> _YOUR INSTRUCTIONS_
Return all the data below as it stands, minus the pictures.
***** GIVEN INFORMATION
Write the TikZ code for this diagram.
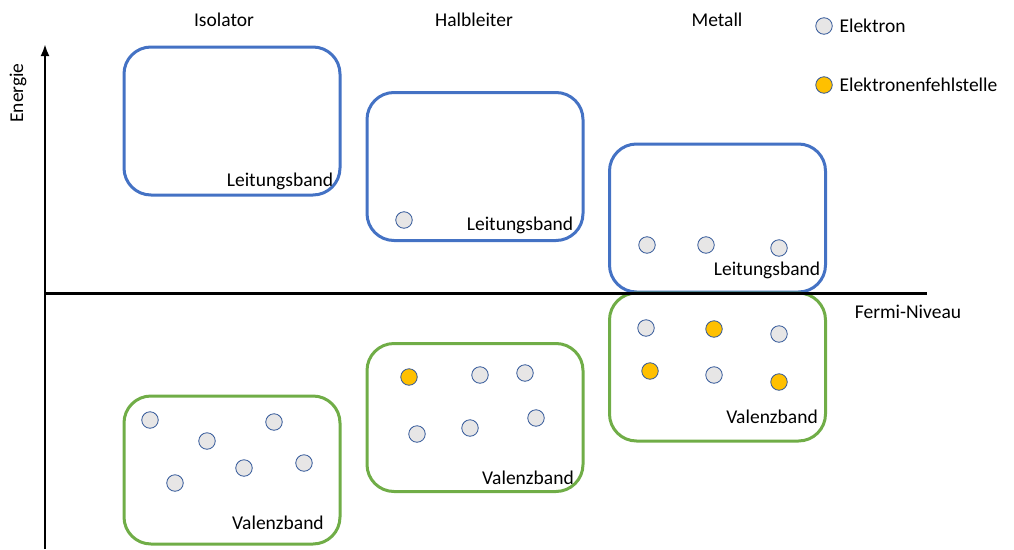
\documentclass[tikz,border=0pt]{standalone}
\usepackage{fontspec}
\setmainfont{Carlito}
\usepackage{xcolor}
\usepackage{tikz}
\usetikzlibrary{arrows.meta}

\definecolor{lbblue}{HTML}{4472C4}
\definecolor{vbgreen}{HTML}{70AD47}
\definecolor{elgray}{HTML}{E7E6E6}
\definecolor{elrand}{HTML}{2F5597}
\definecolor{lochgelb}{HTML}{FFC000}

\begin{document}
\begin{tikzpicture}[x=1pt, y=-1pt,
    font=\fontsize{19.5}{23}\selectfont,
    band/.style={draw, line width=3pt, rounded corners=27pt,
                 minimum width=216pt, minimum height=148pt, inner sep=0pt},
    leitband/.style={band, lbblue},
    valband/.style={band, vbgreen},
    elektron/.style={circle, draw=elrand, line width=0.8pt, fill=elgray,
                     minimum size=16.5pt, inner sep=0pt},
    loch/.style={elektron, fill=lochgelb}]

  % Bounding box
  \useasboundingbox (0,0) rectangle (1014,549);

  % Draw the conduction bands
  \node[leitband] (lb1) at (232,121) {};
  \node[leitband] (lb2) at (475,166.5) {};
  \node[leitband] (lb3) at (717.5,218) {};

  % Draw the valence bands
  \node[valband] (vb1) at (232,470) {};
  \node[valband] (vb2) at (475,417.5) {};
  \node[valband] (vb3) at (717.5,367) {};

  % Axes
  \coordinate (origin) at (45,293);
  \coordinate (top) at (45,44);
  \coordinate (bottom) at (45,549);
  \coordinate (fermi) at (927,293);
  \draw[line width=2.6pt, -{Latex[length=12pt,width=9pt]}] (bottom) -- (top);
  \draw[line width=3pt] (origin) -- (fermi);
  \node[rotate=90] (energie) at (18,93) {Energie};
  \node (fermitext) at (908,312) {Fermi-Niveau};

  % Titles
  \node (isolator) at (224,20) {Isolator};
  \node (halbleiter) at (474,20) {Halbleiter};
  \node (metall) at (717,20) {Metall};

  % Band labels
  \node (lt1) at (280,181) {Leitungsband};
  \node (lt2) at (520,225) {Leitungsband};
  \node (lt3) at (767,270) {Leitungsband};
  \node (vt1) at (278,523) {Valenzband};
  \node (vt2) at (528,478) {Valenzband};
  \node (vt3) at (772,417) {Valenzband};

  % Legend
  \node[elektron] (legel) at (824,26) {};
  \node[anchor=west] (legeltext) at (836,26) {Elektron};
  \node[loch] (leglo) at (824,85) {};
  \node[anchor=west] (leglotext) at (836,85) {Elektronenfehlstelle};

  % Draw the electrons in the conduction bands
  \node[elektron] (h1) at (404,220) {};
  \foreach \x/\y [count=\n] in {647/245, 706/245, 779/248}
    \node[elektron] (m\n) at (\x,\y) {};

  % Draw the electrons in the valence bands
  \foreach \x/\y [count=\n] in {150/420, 207/441, 274/422, 175/483, 244/468, 304/463}
    \node[elektron] (ie\n) at (\x,\y) {};
  \foreach \x/\y [count=\n] in {480/375, 525/373, 417/434, 470/428, 536/418}
    \node[elektron] (he\n) at (\x,\y) {};
  \foreach \x/\y [count=\n] in {646/328, 779/334, 714/375}
    \node[elektron] (me\n) at (\x,\y) {};

  % Draw the holes
  \node[loch] (hl1) at (409,377) {};
  \foreach \x/\y [count=\n] in {714/329, 650/371, 779/382}
    \node[loch] (ml\n) at (\x,\y) {};

\end{tikzpicture}
\end{document}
**********
> _RESULT FOR THIS TASK_
Write the TikZ code for this diagram.
\documentclass[tikz,border=0pt]{standalone}
\usepackage{fontspec}
\setmainfont{Carlito}
\usepackage{xcolor}
\usepackage{tikz}
\usetikzlibrary{arrows.meta}

\definecolor{lbblue}{HTML}{4472C4}
\definecolor{vbgreen}{HTML}{70AD47}
\definecolor{elgray}{HTML}{E7E6E6}
\definecolor{elrand}{HTML}{2F5597}
\definecolor{lochgelb}{HTML}{FFC000}

\begin{document}
\begin{tikzpicture}[x=1pt, y=-1pt,
    font=\fontsize{19.5}{23}\selectfont,
    band/.style={draw, line width=3pt, rounded corners=27pt,
                 minimum width=216pt, minimum height=148pt, inner sep=0pt},
    leitband/.style={band, lbblue},
    valband/.style={band, vbgreen},
    elektron/.style={circle, draw=elrand, line width=0.8pt, fill=elgray,
                     minimum size=16.5pt, inner sep=0pt},
    loch/.style={elektron, fill=lochgelb}]

  % Bounding box
  \useasboundingbox (0,0) rectangle (1014,549);

  % Draw the conduction bands
  \node[leitband] (lb1) at (232,121) {};
  \node[leitband] (lb2) at (475,166.5) {};
  \node[leitband] (lb3) at (717.5,218) {};

  % Draw the valence bands
  \node[valband] (vb1) at (232,470) {};
  \node[valband] (vb2) at (475,417.5) {};
  \node[valband] (vb3) at (717.5,367) {};

  % Axes
  \coordinate (origin) at (45,293);
  \coordinate (top) at (45,44);
  \coordinate (bottom) at (45,549);
  \coordinate (fermi) at (927,293);
  \draw[line width=2.6pt, -{Latex[length=12pt,width=9pt]}] (bottom) -- (top);
  \draw[line width=3pt] (origin) -- (fermi);
  \node[rotate=90] (energie) at (18,93) {Energie};
  \node (fermitext) at (908,312) {Fermi-Niveau};

  % Titles
  \node (isolator) at (224,20) {Isolator};
  \node (halbleiter) at (474,20) {Halbleiter};
  \node (metall) at (717,20) {Metall};

  % Band labels
  \node (lt1) at (280,181) {Leitungsband};
  \node (lt2) at (520,225) {Leitungsband};
  \node (lt3) at (767,270) {Leitungsband};
  \node (vt1) at (278,523) {Valenzband};
  \node (vt2) at (528,478) {Valenzband};
  \node (vt3) at (772,417) {Valenzband};

  % Legend
  \node[elektron] (legel) at (824,26) {};
  \node[anchor=west] (legeltext) at (836,26) {Elektron};
  \node[loch] (leglo) at (824,85) {};
  \node[anchor=west] (leglotext) at (836,85) {Elektronenfehlstelle};

  % Draw the electrons in the conduction bands
  \node[elektron] (h1) at (404,220) {};
  \foreach \x/\y [count=\n] in {647/245, 706/245, 779/248}
    \node[elektron] (m\n) at (\x,\y) {};

  % Draw the electrons in the valence bands
  \foreach \x/\y [count=\n] in {150/420, 207/441, 274/422, 175/483, 244/468, 304/463}
    \node[elektron] (ie\n) at (\x,\y) {};
  \foreach \x/\y [count=\n] in {480/375, 525/373, 417/434, 470/428, 536/418}
    \node[elektron] (he\n) at (\x,\y) {};
  \foreach \x/\y [count=\n] in {646/328, 779/334, 714/375}
    \node[elektron] (me\n) at (\x,\y) {};

  % Draw the holes
  \node[loch] (hl1) at (409,377) {};
  \foreach \x/\y [count=\n] in {714/329, 650/371, 779/382}
    \node[loch] (ml\n) at (\x,\y) {};

\end{tikzpicture}
\end{document}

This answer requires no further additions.